I used to be a thrill shopper. Even when I was little, I got so excited if we went to TJMaxx. When my mom and I would get home from one of these trips, we would show off what we got to my father, proudly announcing how little each item had cost. A child of the depression era, he always guessed they cost less than what we actually paid, which at the time I found endlessly annoying,“Dad, this was such a deal!”. I appreciated design and beauty, though: I had a dress-up closet of old items from thrift stores and my mom’s closet and I used to page through her Vogue, trying to guess the designer’s in each shoot without looking at the caption. I had a vague sense there was another world out there beyond the deals at TJ’s.
When I moved to Mali, West Africa after college, I was introduced to tailoring and the relationship one could develop with the tailor: what could we do with fabrics, colors, prints, a unique cut fit to one’s own body. In Mali, major retailers and mass manufacturing hadn’t taken over completely and a woman would have a few unique items made each year. I have a blue Touareg male boubou with aqua and pink embroidery, which my tailor and I transformed into a dress I still wear now.
I moved to Uganda five years later and it was more difficult to find someone with whom to create beautiful pieces: people wore either old, used clothes, recycled from markets in the developed world or new, cheap almost plastic items, made fast from thin materials: it was a landscape of dull grays, whites and browns nothing like the colorful personalities, culture and landscape of Uganda. Eventually when I went to a fabric store, I found the colors, the prints that a few chose to still wear and could afford. A tailor made me a beautiful pair of yellow, purple, wide leg pants from wax cloth, a piece that reminds me of some of the beautiful pieces I saw on a few women there, who still experimented.
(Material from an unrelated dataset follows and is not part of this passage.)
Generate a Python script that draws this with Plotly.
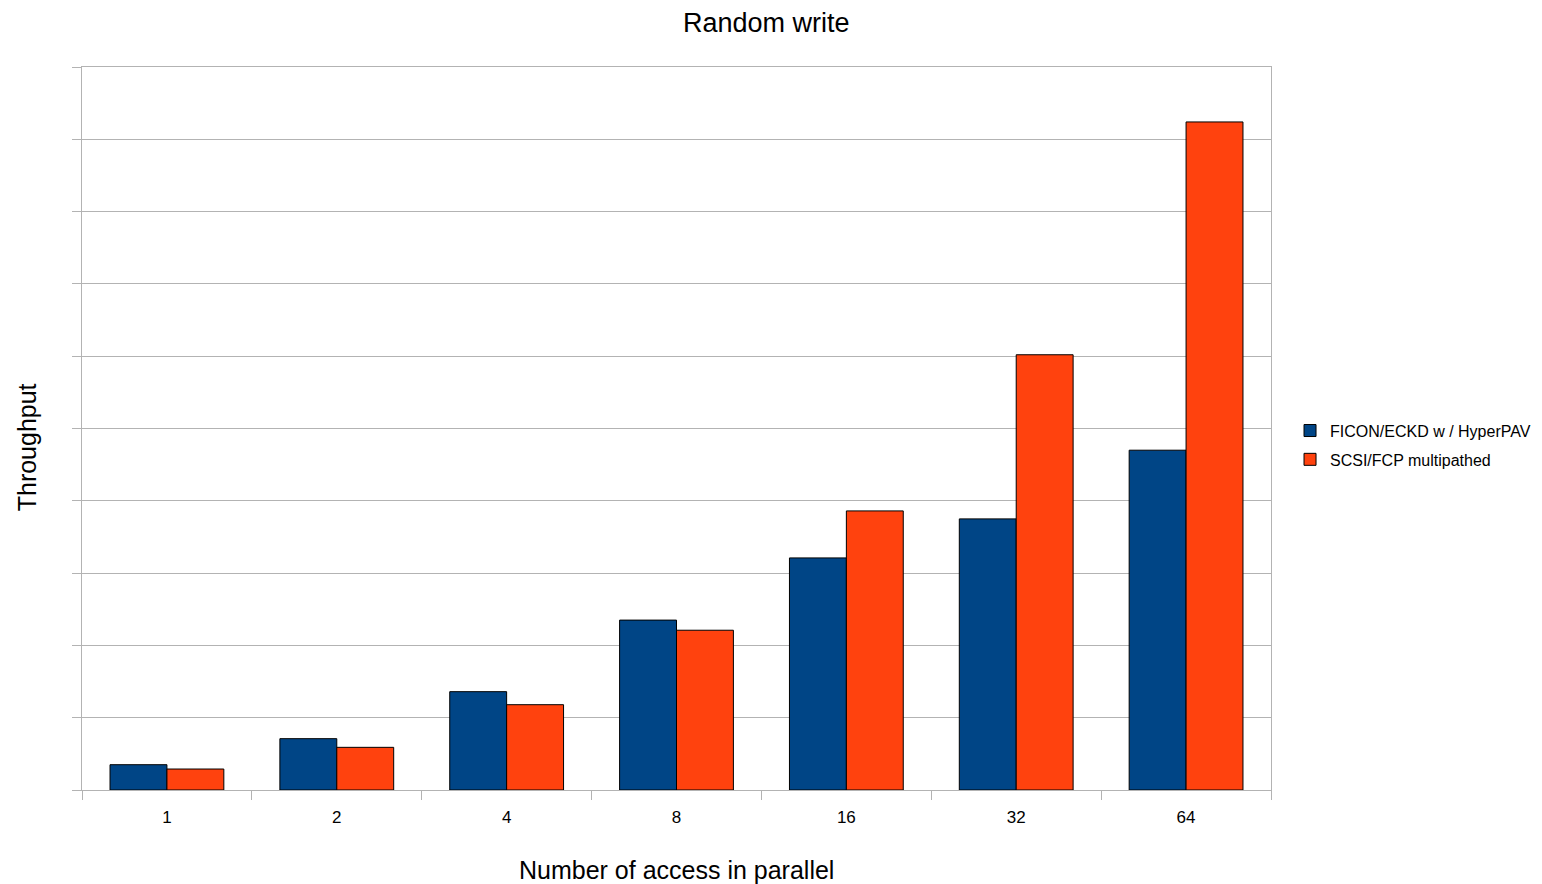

A tailor made me a beautiful pair of yellow, purple, wide leg pants from wax cloth, a piece that reminds me of some of the beautiful pieces I saw on a few women there, who still experimented.
When I travel now, I love to visit the shopping and art/design districts and to observe what people are buying and wearing across a city. I’m now en route back from Japan, where I instantly noticed upon landing, the individual style, the cuts of the clothes, the use of accessories and the pairings of different shapes among both women and men. Yet, in some ways, initially, as I walked through Roppongi, Shinjuku and Shibuya, I was disappointed to see many of the same stores, familiar from the west: fast fashion metastasizing. Even at this far corner of the planet, the Zara, H&M’s and even Dior windows held the same items.
As I walked in the Harajuku district, a sign caught my eye - vintage. A nondescript entryway, with a stairway beyond and on the sidewalk, a rack of haori, the coats worn over kimonos. I grabbed a few to try on and went down the stairs as people streamed past me. The bottom of the stairs was buzzing with young people, wearing what to me was such a hip eclectic mix of style from west and east. Carefully organized around the store were jeans sorted by color, sweaters of all prints and knits, hats and coats, printed vintage dresses from the 70’s and in the back, the vintage kimonos. They had taken everything I love about thrift stores, made items easy to find and had older versions of many of the latest trends we’ve seen cycling through the endless “next things” or “items we must have”.
Carefully organized around the store were jeans sorted by color, sweaters of all prints and knits, hats and coats, printed vintage dresses from the 70’s and in the back, the vintage kimonos.
As I looked around the store, I was not only happy to see such curation and variety but also see a set of people, individuals rocking their own style and preening in old sweaters from the 80’s, jean shorts, military pants and beanies. They wanted to experiment, they wanted to be unique, they were wearing what they felt was cool for them, not what a store told them to buy. And they were choosing to buy from a vintage, thrift shop, not from the fast fashion stores. Of course, I can’t be sure that they didn’t shop at fast fashion stores but I do know on this evening, that it was acceptable and even cool to shop here.
What I loved about this thrift store was that every item here, although used and pre-worn was a treasure; an item with which to build and grow. I bought three vintage kimonos, two for friends as gifts and one to add to my own wardrobe, to be treasured for life, adding to its history, my own story.
As I explored Tokyo more, throughout the city, I saw such diverse style: certainly the famous harajuku girls were a unique element but not the only one. I’m used to seeing this individualization in NYC, the LES and Soho where I live. There, people don’t follow trends but rather set them. And, here in Tokyo, I was giddy to see this kind of diversity and experimentation cutting across such an enormous city. My favorite district which I found was Daikanyama. I made a short video of the eclectic shops, designer boutiques, artist’s studios, galleries, vintage stores and restaurants you can check out here. It was such a creative, beautiful neighborhood.
As I explored Tokyo more, throughout the city, I saw such diverse style: certainly the famous harajuku girls were a unique element but not the only one.
This district and the thrift store, its kimonos and its patrons gave me hope. The thrill was in the story, the experimentation and the creativity, no longer in the deal or having the must have item. My father is picking me up at the airport. I’ll show him my find and announce it was a deal; in fact this kimono is priceless.